Prerequisites for this Summer Block course may be fulfilled with the successful completion of one of the following courses: ANTH 100, SOCI 100, CRIS 165 or POLS 160

CLAS 201: Ghosts of Rome (2A, C, LAP1) with Lisl Walsh & Matthew Taylor

Rome is a city of ghosts, of sharp juxtapositions between ancient and modern, then and now. It is haunted by a past that also sustains it, culturally and economically. Some ghosts are sanctioned, others are not; some are displayed, some reveal themselves, and others have to be sought. This course engages students in an imaginative approach to the ancient and modern city, exploring its past and present and learning how our own experiences (of history, urban spaces, culture, and even college itself) inevitably change the landscape of our investigation. Students spend a week in Beloit immersing themselves in Roman history, calibrating approaches to on-site study, and planning for study abroad. The class then travels to Italy, where we spend ten days hunting the ghosts of Rome—those that live there, and those we bring with us.

No prerequisites.

ENGL 223: Creative Writing in the Archives (2A,W) with Francesca Abbate

This summer, be inspired! The Beloit College Archives offer a wealth of fascinating material to work with, and this Summer Blocks class will mine that material as a source of inspiration in writing creative nonfiction, fiction, and poetry. We’ll be working primarily with the Diary Repository that Archivist Fred Burwell has built, as well as with selected groups of letters, in order to create works across the genres meant for a wider audience. The Blocks format allows us ample time to spend in research, writing, and sharing our results in workshops. We’ll also present our work to the community via evening readings and a pop-up exhibit.

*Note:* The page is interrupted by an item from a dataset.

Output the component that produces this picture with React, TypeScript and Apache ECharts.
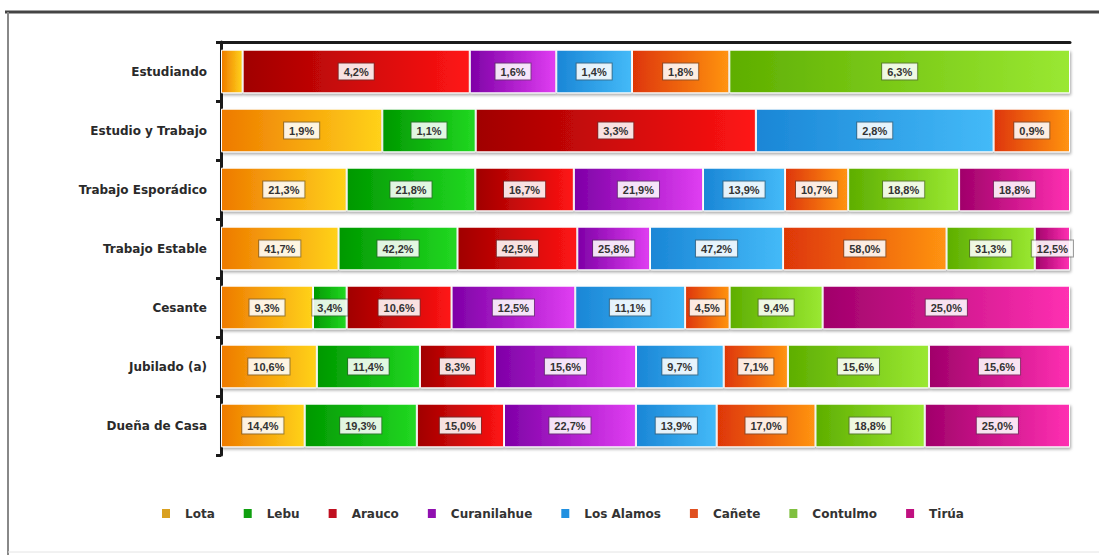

Our models are texts that work extensively with primary source materials, including Kevin Young’s epic poem Ardency, A Chronicle of the Amistad Rebels, inspired by the original letters the rebels wrote in jail, Sherman Alexie’s Flight, a time-hopping YA novel originally prompted by a documentary on 9-11, Charles Simic’s Dimestore Alchemy, a genre-blurring work incorporating the diaries and art of Joseph Cornell, and Penelope Fitzgerald’s meticulously researched and celebrated novella The Blue Flower, about the German Romantic poet Novalis. No prerequisite beyond curiosity and the desire to research and write. English majors may take the course as ENGL 223.

No prerequisites.

SPAN 320/CPLT 230: Uncovering the Uncanny and the Unknown in the Hispanic Short Story (5T, W, C) with Amy Tibbitts

This course takes an in-depth look at one of Hispanic literature’s most celebrated literary genres—the short story. Students in this class will investigate the representative twentieth and twenty-first century short story texts primarily from Latin America (a few from Spain), taking into account the cultural and historical influences and tensions surrounding each. The course will cover the main Latin American “Boom” authors, such as Jorge Luis Borges, Gabriel García Márquez, Julio Cortázar, Juan Rulfo, and Carlos Fuentes, as well as post-boom authors and postmodern authors including Luisa Valenzuela, Isabel Allende, and Cristina Peri Rossi, to name only a few. A brief list of the themes considered in the course include, gender roles, feminism, machismo, masculinity/femininity, surrealism, realism, fantasy, power, the sublime, psychoanalysis, aging, illness, desire, love, poverty, exile, and privilege. This course is taught in English.

The prerequisite is one other college-level literature course.